Consider the following three points in $\mathbb R^3$: $$P(1, 3, 7),~ Q(−1, 5, 8), ~R(2, 6, 4)$$ and let $a = \overrightarrow {PQ} \ \ \ b= \overrightarrow {PR} \ \ \ c = \overrightarrow {QR}$
Find the values of $~t ~\in \ \mathbb R$ for which $~b + tc~$ is perpendicular to $~a~$.
I have solved it but I got just one value so I am not sure if it's correct.

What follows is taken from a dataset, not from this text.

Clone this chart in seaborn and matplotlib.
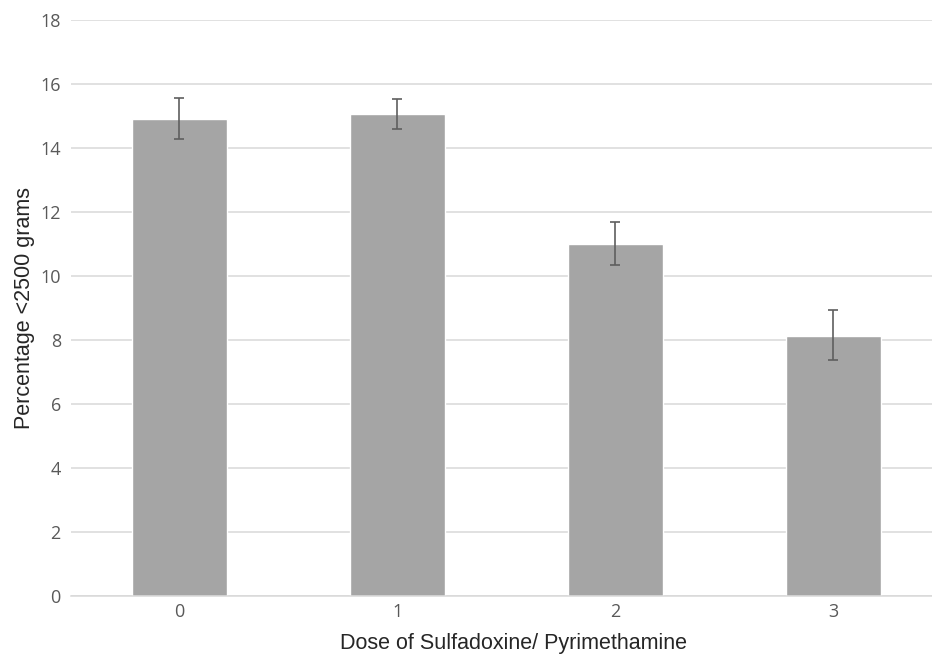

I calculated a = $\overrightarrow {PQ} = (\vec Q - \vec P) = (-2,2,1),\ \ $ $b = \overrightarrow {PR} = (\vec R - \vec P) = (1, 3, -3)\ \ $ and $c = \overrightarrow {QR} = (\vec R - \vec Q) = (3, 1, -4)$
Then I calculated $b+tc$ as $(1,3,-3) + t(3,1,-4) = (1+3t, 3+t, -3+4t)$
I set $(b+tc).a = 0$ because it's a perpendicular. $$(1+3t, 3+t, -3-4t) \ .\ (-2,2,1) = 0$$ $$-2(1+3t) + 2(3+t) + 1(-3-t)=0$$ $$t=\frac 18$$
I am not sure where I went wrong. I am usually clumsy with my arithmetic operations especially things like $\sqrt {x}$ having two solutions. Any help would be greatly appreciated.
your last equation is ok. the result wrong. Adding all t you find -5t adding the numbers you get 1 so you have -5t+1=0 just the last step too fast?